POINT BAKER
POPULATION: 16 (2007)
LOCATION: On the northern tip of Prince of Wales Island, 142 miles south of Juneau and 50 miles west of Wrangell.
DESCRIPTION: A small fishing community where some of the residents, most of them hand-trollers, hold commercial fishing permits. Those who are wholly or partly Alaska Native are less than 9 percent of the population. Subsistence and recreational food sources include deer, salmon, halibut, shrimp and crab. Children are home-schooled through correspondence courses. During the April 2000 U.S. Census, nearly half of the 23 homes were vacant. Point Baker is accessible by float plane, helicopter, barge and skiff.
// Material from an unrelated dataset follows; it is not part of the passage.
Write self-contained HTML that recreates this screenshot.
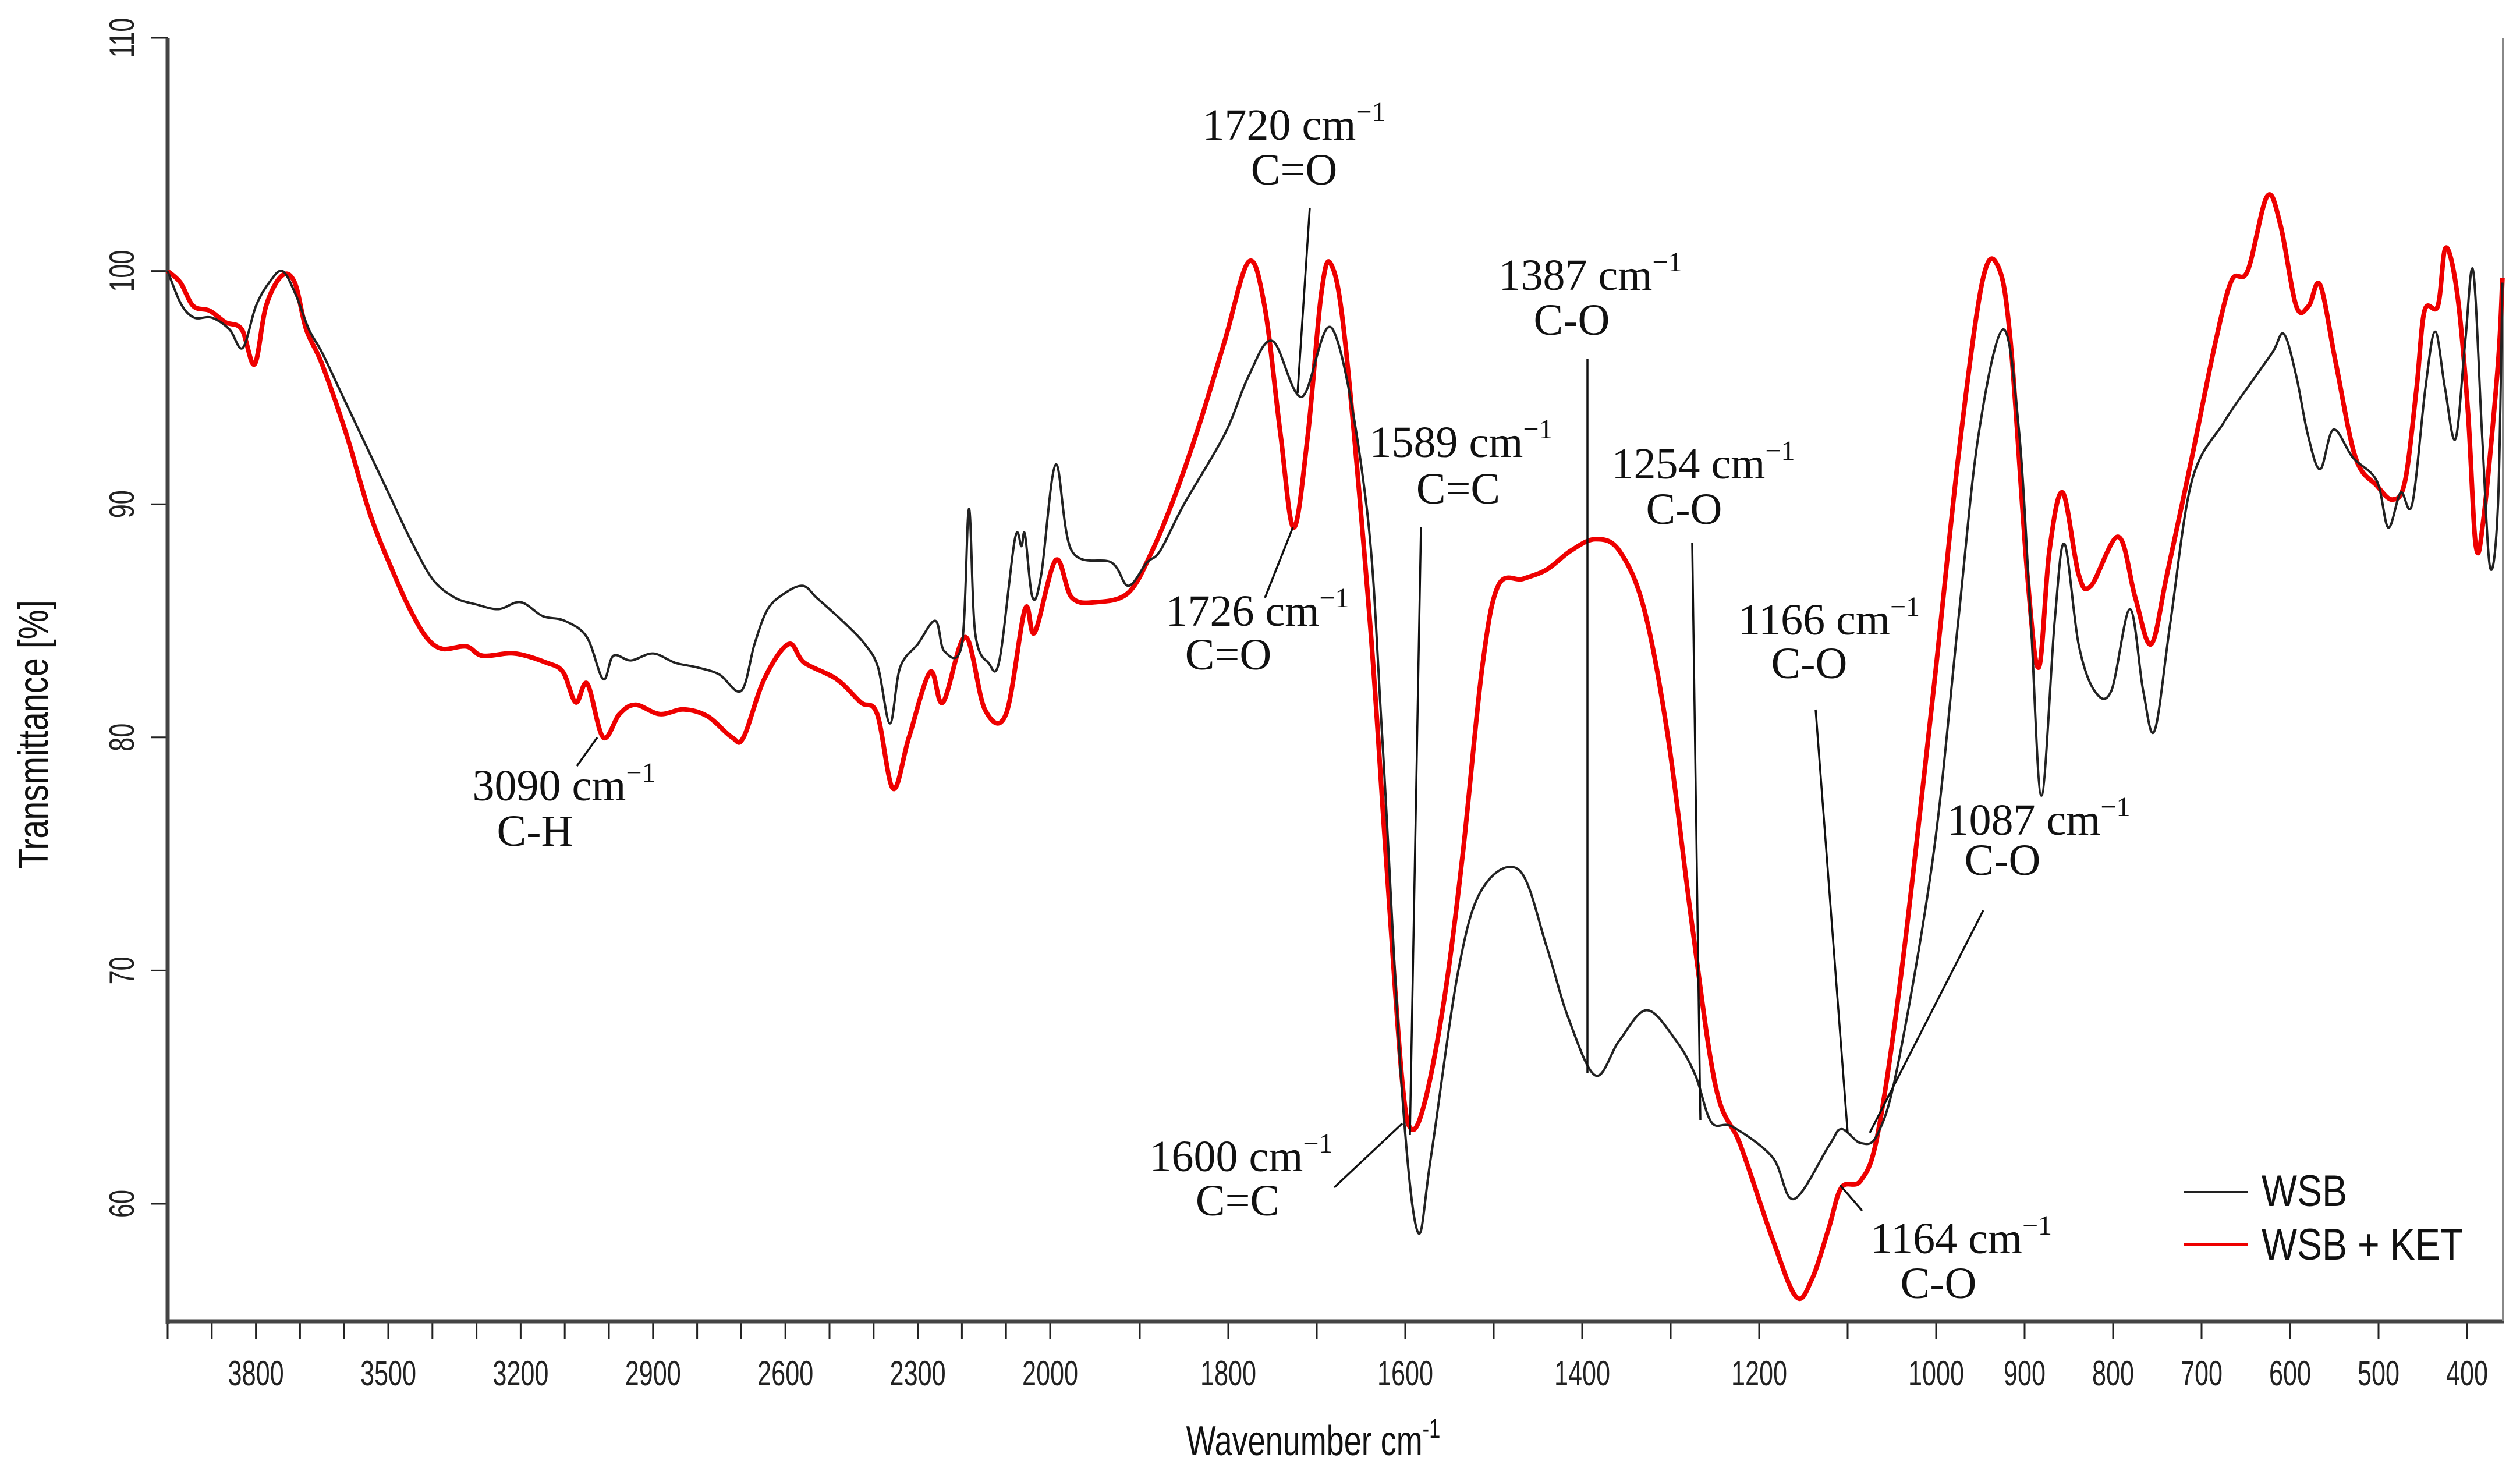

HISTORY: Capt. George Vancouver named Point Baker in 1793 after the second lieutenant on his ship "The Discovery." The first floating fish packer arrived in 1919, and fish buying continued until the 1930s when the U.S. Forest Service opened the area for homesites. During the 1920s and '30s, as many as 100 tents lined the harbor, occupied by hand-trollers. The first store was built in 1941, and a post office opened in 1942. In 1955, Point Baker was withdrawn from the Tongass National Forest. A floating dock was built by the state in 1961; larger docks replaced it in 1968.